Heed The Call To Live For An Audience of One

This short book of approximately 100 pages is a condensed version of Guinness’ larger work “The Call.” In this book the author helps to define our calling in life by showing what  it is not, and helping the reader to decipher what it means to live out one’s calling. His thesis is simply that one cannot truly live out their calling in life (being and doing) without living for their Creator God through following Jesus Christ in every avenue of life – that what you do is based on who you are in Christ.

The whole book is an articulation of this thesis, “For answering the call of Jesus is the greatest adventure, the deepest romance, and the most fascinating journey f our lives. In embracing the call as your master theme, you will be free. In following it, you will be a leader. In giving up everything for this one way, you will find yourself fulfilled in every way—until one day when the ‘last call’ will sound and you will see he Caller face to face and find yourself at home and free.”

I think the most helpful contribution that Guinness makes in this short book is how he demonstrates the extremes of bifurcating our vocation as secular or sacred – and makes a great case for the fact that everyone is “called” in everything and in every way to live for God.

Though small in size the book is full of fantastic quotes, excellent illustrations, and cogent argumentation to augment his thesis. It is not an easy read; sometimes you need to read a sentence or a paragraph more than once (after all – Guinness is an Oxford, England graduate).
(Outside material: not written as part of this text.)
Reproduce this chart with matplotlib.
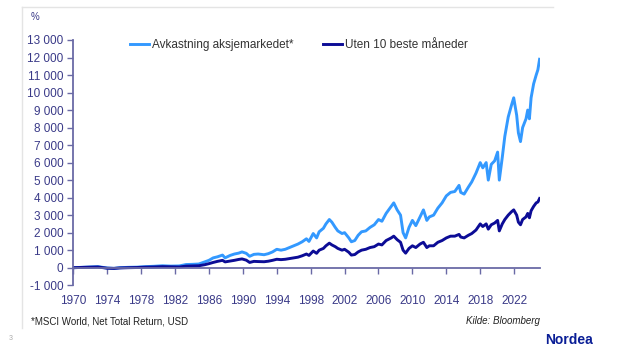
import matplotlib
matplotlib.use("Agg")
import matplotlib.pyplot as plt
from matplotlib.lines import Line2D

# dates (decimal years) and cumulative return in %
years = [1970.0, 1971.0, 1972.0, 1972.9, 1974.0, 1974.8, 1975.5, 1976.5, 1977.5, 1978.5,
         1979.5, 1980.5, 1981.5, 1982.5, 1983.3, 1984.0, 1984.8, 1985.5, 1986.0, 1986.5,
         1987.0, 1987.6, 1987.9, 1988.5, 1989.0, 1989.5, 1989.9, 1990.4, 1990.8, 1991.3,
         1991.8, 1992.5, 1993.0, 1993.5, 1994.0, 1994.5, 1995.0, 1995.5, 1996.0, 1996.5,
         1997.0, 1997.5, 1997.8, 1998.3, 1998.7, 1999.0, 1999.5, 1999.8, 2000.2, 2000.5,
         2000.9, 2001.2, 2001.7, 2002.0, 2002.5, 2002.8, 2003.2, 2003.6, 2004.0, 2004.5,
         2005.0, 2005.5, 2006.0, 2006.4, 2006.9, 2007.5, 2007.8, 2008.2, 2008.6, 2008.9,
         2009.2, 2009.6, 2010.0, 2010.4, 2010.9, 2011.3, 2011.7, 2012.0, 2012.5, 2013.0,
         2013.5, 2014.0, 2014.5, 2015.0, 2015.5, 2015.7, 2016.1, 2016.6, 2017.0, 2017.5,
         2018.0, 2018.3, 2018.7, 2018.95, 2019.3, 2019.7, 2020.05, 2020.25, 2020.6, 2020.9,
         2021.3, 2021.7, 2021.95, 2022.3, 2022.5, 2022.75, 2023.0, 2023.4, 2023.6, 2023.8,
         2024.0, 2024.3, 2024.6, 2024.8, 2025.0]

full = [0, 20, 40, 60, -20, -40, 0, 20, 30, 60,
        80, 110, 90, 100, 180, 190, 210, 330, 420, 560,
        620, 720, 560, 700, 780, 830, 900, 820, 650, 760,
        780, 740, 800, 900, 1050, 1000, 1050, 1150, 1250, 1350,
        1480, 1650, 1500, 1950, 1700, 2050, 2250, 2500, 2750, 2600,
        2300, 2100, 1950, 2000, 1700, 1480, 1550, 1850, 2050, 2100,
        2300, 2450, 2750, 2650, 3100, 3500, 3700, 3300, 3000, 2000,
        1700, 2300, 2700, 2400, 2900, 3300, 2700, 2900, 3000, 3400,
        3700, 4100, 4300, 4350, 4700, 4300, 4200, 4600, 4900, 5400,
        6000, 5700, 6000, 5000, 5900, 6100, 6600, 5000, 6300, 7500,
        8600, 9300, 9700, 8700, 7700, 7200, 8000, 8500, 9000, 8500,
        9700, 10500, 11000, 11300, 11900]

without_best = [0, 15, 30, 40, -30, -40, -15, 0, 10, 30,
                40, 60, 50, 40, 90, 100, 110, 170, 230, 300,
                360, 420, 330, 380, 420, 470, 500, 430, 300, 360,
                350, 340, 370, 420, 480, 460, 480, 520, 560, 600,
                680, 780, 700, 950, 820, 1000, 1100, 1250, 1400, 1300,
                1200, 1100, 1000, 1050, 880, 720, 750, 900, 1000, 1050,
                1150, 1200, 1350, 1300, 1550, 1700, 1800, 1600, 1450, 1000,
                830, 1100, 1250, 1150, 1350, 1450, 1150, 1250, 1250, 1450,
                1550, 1700, 1800, 1800, 1900, 1750, 1700, 1850, 1950, 2150,
                2500, 2350, 2500, 2200, 2450, 2550, 2700, 2100, 2500, 2750,
                3000, 3200, 3300, 3000, 2600, 2450, 2750, 2900, 3100, 2850,
                3250, 3500, 3700, 3750, 3950]

x_ticks = list(range(1970, 2025, 4))
y_ticks = list(range(-1000, 13001, 1000))

light = "#3399ff"
dark = "#0c0c96"
axis_col = "#6a6aa6"
tick_col = "#3a3a88"

plt.rcParams["font.family"] = ["Liberation Sans", "DejaVu Sans"]

fig = plt.figure(figsize=(6.4, 3.6), dpi=100)
fig.patch.set_facecolor("white")

# faint frame round the chart block
fig.add_artist(Line2D([22/640, 553/640], [1-7/360, 1-7/360], color="#e4e4e4", lw=1))
fig.add_artist(Line2D([22/640, 22/640], [1-7/360, 1-328/360], color="#e4e4e4", lw=1))

ax = fig.add_axes([73.3/640, 1-285.2/360, (540-73.3)/640, (285.2-40)/360])
ax.plot(years, full, color=light, lw=2.1, label="Avkastning aksjemarkedet*")
ax.plot(years, without_best, color=dark, lw=2.1, label="Uten 10 beste måneder")

ax.set_xlim(1970, 2025.05)
ax.set_ylim(-1000, 13000)
ax.set_yticks(y_ticks)
ax.set_yticklabels([f"{v:,}".replace(",", " ") for v in y_ticks])
ax.set_xticks(x_ticks)
ax.set_xticklabels([str(v) for v in x_ticks])

for s in ["top", "right"]:
    ax.spines[s].set_visible(False)
ax.spines["bottom"].set_position(("data", 0))
ax.spines["left"].set_color(axis_col)
ax.spines["bottom"].set_color(axis_col)
ax.spines["left"].set_linewidth(1.3)
ax.spines["bottom"].set_linewidth(1.3)
ax.tick_params(axis="y", direction="out", length=4, width=1, color=axis_col,
               labelcolor=tick_col, labelsize=8.5, pad=3)
ax.tick_params(axis="x", direction="out", length=4, width=1, color=axis_col,
               labelcolor=tick_col, labelsize=8.5, pad=16)

leg = fig.legend(loc="center left", bbox_to_anchor=(130/640, 1-45/360), ncol=2,
                 frameon=False, fontsize=8.5, handlelength=1.6, handletextpad=0.25,
                 columnspacing=2.5, borderpad=0, borderaxespad=0)
for t in leg.get_texts():
    t.set_color("#333333")

fig.text(31/640, 1-17/360, "%", color=tick_col, fontsize=7, va="center", ha="left")
fig.text(31/640, 1-321/360, "*MSCI World, Net Total Return, USD", color="#222222",
         fontsize=7, va="center", ha="left")
fig.text(540/640, 1-321/360, "Kilde: Bloomberg", color="#222222", fontsize=7,
         style="italic", va="center", ha="right")
fig.text(11/640, 1-339/360, "3", color="#aaaaaa", fontsize=5, va="center", ha="center")
fig.text(569/640, 1-340/360, "Nordea", color="#0a1e96", fontsize=10, fontweight="bold",
         va="center", ha="center")

fig.savefig("out.png", dpi=100)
However, you will benefit from reading this book.

For modern Americans it will not give you the step by step applications you are used to – but it will reward you in the process of thinking how all that you are, and desire to do, can be done to please God – you were made to know and to live for an Audience of One – Jesus Christ. It is essentially a big picture book on discovering your purpose in life, not a step-by-step book. If you are looking for a bunch of steps to finding God’s will for your life you will be disappointed – If you are looking for how God is the center of all of life you will be helped.